GOAL —
Return the lines from the one with "Emit a Python" through the one with "from matplotlib.transforms import", exactly as they appear and with no pictures.

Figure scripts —
----
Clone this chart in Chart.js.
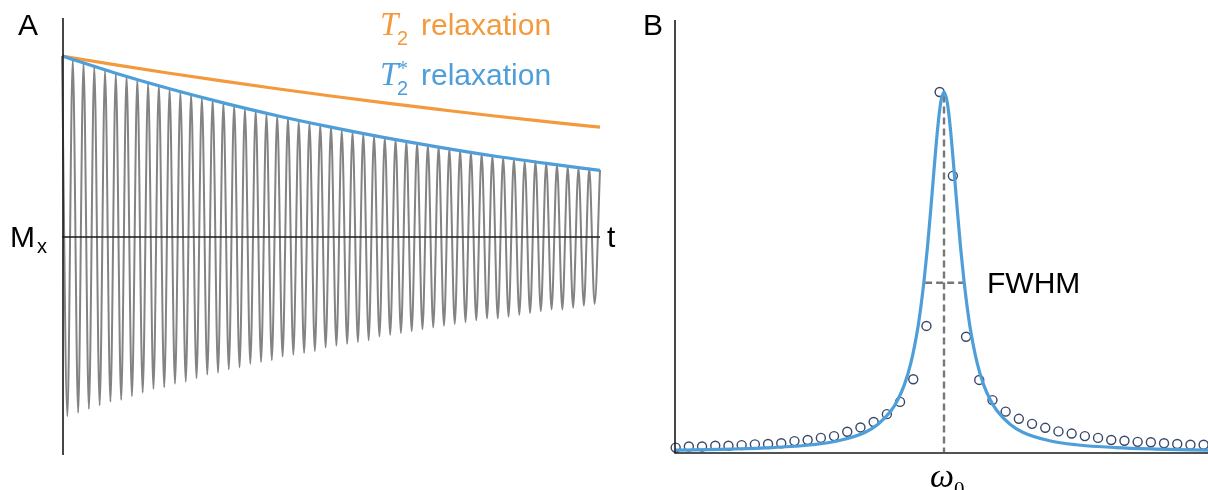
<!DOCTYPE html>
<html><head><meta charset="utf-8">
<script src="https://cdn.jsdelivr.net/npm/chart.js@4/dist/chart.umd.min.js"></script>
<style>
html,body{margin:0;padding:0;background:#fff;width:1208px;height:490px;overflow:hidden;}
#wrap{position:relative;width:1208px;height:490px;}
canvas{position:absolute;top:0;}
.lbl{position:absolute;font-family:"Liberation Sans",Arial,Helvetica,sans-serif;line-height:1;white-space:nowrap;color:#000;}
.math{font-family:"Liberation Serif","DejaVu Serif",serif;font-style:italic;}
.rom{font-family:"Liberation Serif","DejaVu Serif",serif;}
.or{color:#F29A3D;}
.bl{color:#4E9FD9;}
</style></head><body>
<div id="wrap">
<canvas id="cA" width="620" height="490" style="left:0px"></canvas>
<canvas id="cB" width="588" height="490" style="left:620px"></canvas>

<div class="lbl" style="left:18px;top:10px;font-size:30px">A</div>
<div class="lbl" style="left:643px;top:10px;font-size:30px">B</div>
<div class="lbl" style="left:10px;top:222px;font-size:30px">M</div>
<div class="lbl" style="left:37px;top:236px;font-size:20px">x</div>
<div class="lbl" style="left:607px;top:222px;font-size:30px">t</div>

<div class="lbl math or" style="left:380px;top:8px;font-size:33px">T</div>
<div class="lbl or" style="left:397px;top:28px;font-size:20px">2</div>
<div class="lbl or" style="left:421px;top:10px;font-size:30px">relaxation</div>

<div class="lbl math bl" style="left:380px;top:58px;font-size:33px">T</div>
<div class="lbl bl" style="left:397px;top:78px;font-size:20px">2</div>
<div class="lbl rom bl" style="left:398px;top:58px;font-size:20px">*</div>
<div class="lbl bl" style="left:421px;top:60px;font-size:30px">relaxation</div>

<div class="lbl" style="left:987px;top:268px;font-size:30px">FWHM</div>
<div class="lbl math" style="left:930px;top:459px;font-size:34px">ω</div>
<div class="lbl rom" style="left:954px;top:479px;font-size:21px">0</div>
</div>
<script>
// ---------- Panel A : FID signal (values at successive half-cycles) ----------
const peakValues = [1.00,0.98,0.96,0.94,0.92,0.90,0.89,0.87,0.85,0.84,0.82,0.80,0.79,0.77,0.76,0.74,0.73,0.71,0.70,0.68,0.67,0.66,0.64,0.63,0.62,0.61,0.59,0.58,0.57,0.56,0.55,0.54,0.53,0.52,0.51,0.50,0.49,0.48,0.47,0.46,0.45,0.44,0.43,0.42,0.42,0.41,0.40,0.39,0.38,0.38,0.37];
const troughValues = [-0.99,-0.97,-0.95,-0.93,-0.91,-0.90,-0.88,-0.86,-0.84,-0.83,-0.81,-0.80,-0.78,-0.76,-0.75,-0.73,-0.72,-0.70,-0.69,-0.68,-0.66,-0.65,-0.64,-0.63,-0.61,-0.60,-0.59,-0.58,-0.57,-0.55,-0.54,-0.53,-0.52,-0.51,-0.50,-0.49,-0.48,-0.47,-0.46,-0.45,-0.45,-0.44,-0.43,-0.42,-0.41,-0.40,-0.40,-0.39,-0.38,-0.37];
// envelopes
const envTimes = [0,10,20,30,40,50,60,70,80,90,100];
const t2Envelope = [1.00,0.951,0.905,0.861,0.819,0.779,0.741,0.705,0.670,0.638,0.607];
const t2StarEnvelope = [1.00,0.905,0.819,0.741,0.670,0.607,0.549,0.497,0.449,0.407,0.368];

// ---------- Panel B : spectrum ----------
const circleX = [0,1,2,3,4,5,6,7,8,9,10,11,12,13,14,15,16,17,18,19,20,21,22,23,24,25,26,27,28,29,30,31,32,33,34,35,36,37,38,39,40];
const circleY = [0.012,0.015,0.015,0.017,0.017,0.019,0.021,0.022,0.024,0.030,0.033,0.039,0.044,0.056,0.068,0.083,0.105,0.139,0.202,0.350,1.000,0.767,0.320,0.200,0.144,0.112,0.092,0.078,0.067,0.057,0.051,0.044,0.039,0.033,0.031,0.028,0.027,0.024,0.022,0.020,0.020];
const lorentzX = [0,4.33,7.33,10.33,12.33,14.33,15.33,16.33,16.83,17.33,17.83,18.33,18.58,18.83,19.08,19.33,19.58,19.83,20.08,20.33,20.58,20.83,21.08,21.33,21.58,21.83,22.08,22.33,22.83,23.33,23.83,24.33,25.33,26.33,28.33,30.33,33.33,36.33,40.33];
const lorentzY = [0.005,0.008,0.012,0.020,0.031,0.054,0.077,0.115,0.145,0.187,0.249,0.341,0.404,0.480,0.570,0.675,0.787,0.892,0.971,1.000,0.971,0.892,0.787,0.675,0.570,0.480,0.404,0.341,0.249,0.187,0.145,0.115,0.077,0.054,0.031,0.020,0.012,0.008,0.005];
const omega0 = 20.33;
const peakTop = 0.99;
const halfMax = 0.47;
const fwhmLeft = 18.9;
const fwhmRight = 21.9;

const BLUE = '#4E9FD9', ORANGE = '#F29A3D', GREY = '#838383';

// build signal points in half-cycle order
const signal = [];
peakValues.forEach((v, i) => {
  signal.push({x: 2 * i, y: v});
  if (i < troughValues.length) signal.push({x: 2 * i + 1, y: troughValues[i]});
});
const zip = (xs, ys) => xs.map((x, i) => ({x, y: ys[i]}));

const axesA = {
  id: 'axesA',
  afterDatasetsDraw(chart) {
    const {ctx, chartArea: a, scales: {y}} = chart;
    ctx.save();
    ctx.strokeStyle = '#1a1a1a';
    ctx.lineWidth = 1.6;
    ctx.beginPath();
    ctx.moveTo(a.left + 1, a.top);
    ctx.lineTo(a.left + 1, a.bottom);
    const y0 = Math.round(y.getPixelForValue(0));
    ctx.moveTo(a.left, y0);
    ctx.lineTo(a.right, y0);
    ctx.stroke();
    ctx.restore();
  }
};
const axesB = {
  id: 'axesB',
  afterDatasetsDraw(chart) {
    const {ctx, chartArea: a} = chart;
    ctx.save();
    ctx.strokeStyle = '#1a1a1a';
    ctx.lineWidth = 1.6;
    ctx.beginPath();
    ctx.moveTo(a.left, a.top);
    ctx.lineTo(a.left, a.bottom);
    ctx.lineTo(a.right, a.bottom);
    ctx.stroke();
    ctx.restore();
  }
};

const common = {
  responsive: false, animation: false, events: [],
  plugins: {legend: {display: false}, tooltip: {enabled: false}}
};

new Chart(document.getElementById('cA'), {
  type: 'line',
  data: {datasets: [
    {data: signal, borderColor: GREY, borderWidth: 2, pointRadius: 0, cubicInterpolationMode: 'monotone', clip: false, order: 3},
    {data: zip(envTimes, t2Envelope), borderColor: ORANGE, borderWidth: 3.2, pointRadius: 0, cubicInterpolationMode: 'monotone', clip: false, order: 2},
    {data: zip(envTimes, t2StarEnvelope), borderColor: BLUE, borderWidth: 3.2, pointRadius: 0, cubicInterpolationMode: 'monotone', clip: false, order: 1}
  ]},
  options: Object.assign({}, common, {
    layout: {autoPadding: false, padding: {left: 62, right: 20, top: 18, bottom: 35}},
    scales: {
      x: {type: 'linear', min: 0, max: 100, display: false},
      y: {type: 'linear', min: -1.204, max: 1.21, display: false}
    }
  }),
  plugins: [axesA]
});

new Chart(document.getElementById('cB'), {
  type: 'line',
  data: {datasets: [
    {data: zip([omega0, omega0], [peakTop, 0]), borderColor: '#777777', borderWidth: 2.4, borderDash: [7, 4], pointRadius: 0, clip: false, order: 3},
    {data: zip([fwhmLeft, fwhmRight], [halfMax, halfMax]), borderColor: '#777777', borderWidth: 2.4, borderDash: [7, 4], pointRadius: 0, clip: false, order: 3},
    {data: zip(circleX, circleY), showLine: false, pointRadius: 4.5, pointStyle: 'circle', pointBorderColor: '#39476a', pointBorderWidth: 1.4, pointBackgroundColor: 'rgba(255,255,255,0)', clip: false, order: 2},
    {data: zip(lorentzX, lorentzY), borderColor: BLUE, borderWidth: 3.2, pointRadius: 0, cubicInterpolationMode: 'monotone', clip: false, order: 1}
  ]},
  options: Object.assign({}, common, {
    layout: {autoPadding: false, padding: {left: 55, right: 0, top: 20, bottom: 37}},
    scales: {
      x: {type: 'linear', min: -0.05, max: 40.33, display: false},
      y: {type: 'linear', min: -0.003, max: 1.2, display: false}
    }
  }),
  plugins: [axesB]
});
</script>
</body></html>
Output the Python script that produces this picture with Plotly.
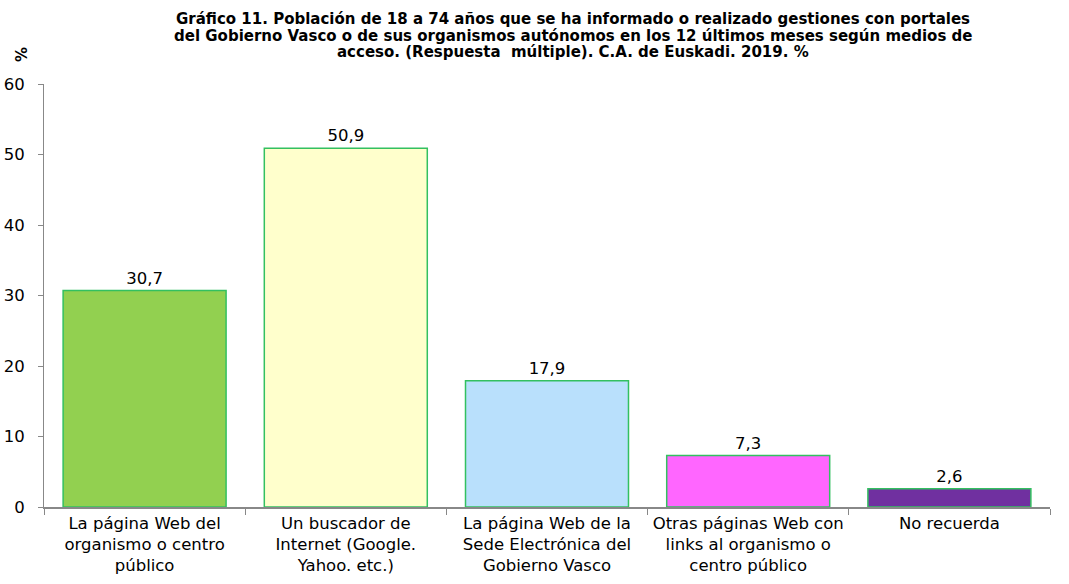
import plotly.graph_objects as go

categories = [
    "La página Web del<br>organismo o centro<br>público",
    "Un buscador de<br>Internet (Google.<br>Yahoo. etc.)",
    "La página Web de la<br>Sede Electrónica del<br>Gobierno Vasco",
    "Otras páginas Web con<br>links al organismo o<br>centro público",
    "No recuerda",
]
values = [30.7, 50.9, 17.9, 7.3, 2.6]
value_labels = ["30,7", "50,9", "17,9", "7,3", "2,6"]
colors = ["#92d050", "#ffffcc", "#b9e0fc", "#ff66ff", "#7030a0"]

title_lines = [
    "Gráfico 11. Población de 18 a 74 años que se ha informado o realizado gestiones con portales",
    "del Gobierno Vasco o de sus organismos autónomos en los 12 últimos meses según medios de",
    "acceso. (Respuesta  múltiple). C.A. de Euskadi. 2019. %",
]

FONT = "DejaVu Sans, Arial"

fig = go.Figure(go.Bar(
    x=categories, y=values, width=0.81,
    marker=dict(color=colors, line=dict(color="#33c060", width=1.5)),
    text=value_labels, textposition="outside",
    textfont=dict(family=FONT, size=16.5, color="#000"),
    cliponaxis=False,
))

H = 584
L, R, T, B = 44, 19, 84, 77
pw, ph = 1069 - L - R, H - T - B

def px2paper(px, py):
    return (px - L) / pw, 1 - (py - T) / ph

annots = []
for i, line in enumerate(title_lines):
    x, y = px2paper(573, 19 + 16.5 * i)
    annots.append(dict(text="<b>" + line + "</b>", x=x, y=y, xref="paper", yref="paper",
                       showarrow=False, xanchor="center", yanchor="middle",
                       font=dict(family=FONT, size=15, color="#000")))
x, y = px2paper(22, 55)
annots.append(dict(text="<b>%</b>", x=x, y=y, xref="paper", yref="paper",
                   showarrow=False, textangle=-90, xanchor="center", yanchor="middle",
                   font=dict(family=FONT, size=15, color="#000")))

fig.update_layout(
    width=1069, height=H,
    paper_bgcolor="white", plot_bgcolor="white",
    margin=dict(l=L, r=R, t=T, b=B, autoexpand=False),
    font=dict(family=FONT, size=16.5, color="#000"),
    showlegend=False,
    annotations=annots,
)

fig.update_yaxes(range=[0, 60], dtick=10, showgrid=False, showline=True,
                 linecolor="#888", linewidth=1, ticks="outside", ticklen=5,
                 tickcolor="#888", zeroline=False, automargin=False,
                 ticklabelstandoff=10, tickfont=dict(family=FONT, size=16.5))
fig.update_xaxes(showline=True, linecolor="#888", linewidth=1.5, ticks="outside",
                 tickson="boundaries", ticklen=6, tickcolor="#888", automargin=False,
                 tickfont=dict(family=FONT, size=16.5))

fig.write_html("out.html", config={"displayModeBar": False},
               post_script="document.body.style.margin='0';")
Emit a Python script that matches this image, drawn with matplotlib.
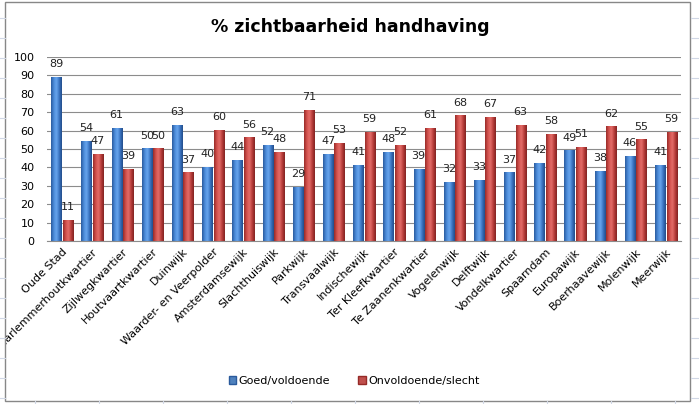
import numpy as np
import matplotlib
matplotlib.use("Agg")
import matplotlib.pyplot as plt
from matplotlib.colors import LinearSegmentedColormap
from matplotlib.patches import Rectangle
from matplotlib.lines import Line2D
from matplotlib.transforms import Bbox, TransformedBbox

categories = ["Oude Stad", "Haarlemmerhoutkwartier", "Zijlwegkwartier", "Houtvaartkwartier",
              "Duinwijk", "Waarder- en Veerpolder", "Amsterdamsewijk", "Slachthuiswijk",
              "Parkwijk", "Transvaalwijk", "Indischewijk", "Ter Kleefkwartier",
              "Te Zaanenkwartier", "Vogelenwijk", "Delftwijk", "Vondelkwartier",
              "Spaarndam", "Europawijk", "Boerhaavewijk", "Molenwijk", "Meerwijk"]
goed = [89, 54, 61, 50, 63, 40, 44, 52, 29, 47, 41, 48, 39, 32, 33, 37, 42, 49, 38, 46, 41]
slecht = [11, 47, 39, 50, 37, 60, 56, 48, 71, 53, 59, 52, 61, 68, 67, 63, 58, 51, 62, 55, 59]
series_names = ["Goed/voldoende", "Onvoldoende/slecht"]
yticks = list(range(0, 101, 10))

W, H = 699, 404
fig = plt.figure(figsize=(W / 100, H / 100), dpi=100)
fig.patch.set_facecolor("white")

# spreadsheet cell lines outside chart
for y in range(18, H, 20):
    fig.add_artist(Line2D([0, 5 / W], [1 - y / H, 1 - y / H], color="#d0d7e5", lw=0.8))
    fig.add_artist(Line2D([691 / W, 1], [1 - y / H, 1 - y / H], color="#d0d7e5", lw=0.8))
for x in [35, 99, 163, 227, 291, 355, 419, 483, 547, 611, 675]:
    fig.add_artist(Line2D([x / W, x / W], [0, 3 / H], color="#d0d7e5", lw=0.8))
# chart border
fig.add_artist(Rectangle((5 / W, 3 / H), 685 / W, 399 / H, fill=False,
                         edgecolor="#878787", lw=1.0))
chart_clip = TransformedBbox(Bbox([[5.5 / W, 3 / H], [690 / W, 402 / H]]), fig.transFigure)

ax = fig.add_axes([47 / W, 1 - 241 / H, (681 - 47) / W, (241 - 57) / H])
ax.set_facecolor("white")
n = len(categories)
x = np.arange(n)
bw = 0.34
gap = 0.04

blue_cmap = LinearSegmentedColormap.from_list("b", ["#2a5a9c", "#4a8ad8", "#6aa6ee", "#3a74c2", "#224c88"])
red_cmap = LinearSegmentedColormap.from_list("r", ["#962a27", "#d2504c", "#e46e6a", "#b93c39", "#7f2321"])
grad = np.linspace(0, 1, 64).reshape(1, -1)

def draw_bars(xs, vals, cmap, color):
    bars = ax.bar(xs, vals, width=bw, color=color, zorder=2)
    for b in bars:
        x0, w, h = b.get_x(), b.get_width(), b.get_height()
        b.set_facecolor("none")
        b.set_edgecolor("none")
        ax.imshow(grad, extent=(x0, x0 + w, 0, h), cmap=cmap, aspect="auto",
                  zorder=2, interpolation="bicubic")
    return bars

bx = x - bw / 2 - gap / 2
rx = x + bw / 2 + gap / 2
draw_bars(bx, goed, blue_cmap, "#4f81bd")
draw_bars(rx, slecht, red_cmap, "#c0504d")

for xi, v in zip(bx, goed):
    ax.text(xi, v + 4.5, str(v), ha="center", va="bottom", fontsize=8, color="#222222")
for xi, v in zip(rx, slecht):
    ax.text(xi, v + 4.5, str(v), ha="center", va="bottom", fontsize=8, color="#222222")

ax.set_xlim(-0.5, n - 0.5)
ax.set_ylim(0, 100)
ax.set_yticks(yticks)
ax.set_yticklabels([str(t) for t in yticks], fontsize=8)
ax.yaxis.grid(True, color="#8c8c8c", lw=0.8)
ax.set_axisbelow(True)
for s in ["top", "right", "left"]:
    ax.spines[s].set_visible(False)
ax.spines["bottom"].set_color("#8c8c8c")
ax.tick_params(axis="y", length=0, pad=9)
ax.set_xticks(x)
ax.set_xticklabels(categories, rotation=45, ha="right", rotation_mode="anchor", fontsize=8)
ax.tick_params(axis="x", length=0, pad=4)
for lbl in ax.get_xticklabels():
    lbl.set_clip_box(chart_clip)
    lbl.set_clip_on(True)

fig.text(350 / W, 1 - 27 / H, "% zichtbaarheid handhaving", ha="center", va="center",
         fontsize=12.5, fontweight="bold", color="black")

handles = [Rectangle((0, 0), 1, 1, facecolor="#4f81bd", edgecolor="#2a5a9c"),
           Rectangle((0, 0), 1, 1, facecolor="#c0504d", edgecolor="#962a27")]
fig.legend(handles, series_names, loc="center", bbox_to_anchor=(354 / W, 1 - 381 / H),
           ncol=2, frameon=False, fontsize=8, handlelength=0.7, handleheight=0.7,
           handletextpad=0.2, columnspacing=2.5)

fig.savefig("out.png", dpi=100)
----
RESPONSE FOR THIS EXERCISE —
Emit a Python script that matches this image, drawn with matplotlib.
import numpy as np
import matplotlib
matplotlib.use("Agg")
import matplotlib.pyplot as plt
from matplotlib.colors import LinearSegmentedColormap
from matplotlib.patches import Rectangle
from matplotlib.lines import Line2D
from matplotlib.transforms import Bbox, TransformedBbox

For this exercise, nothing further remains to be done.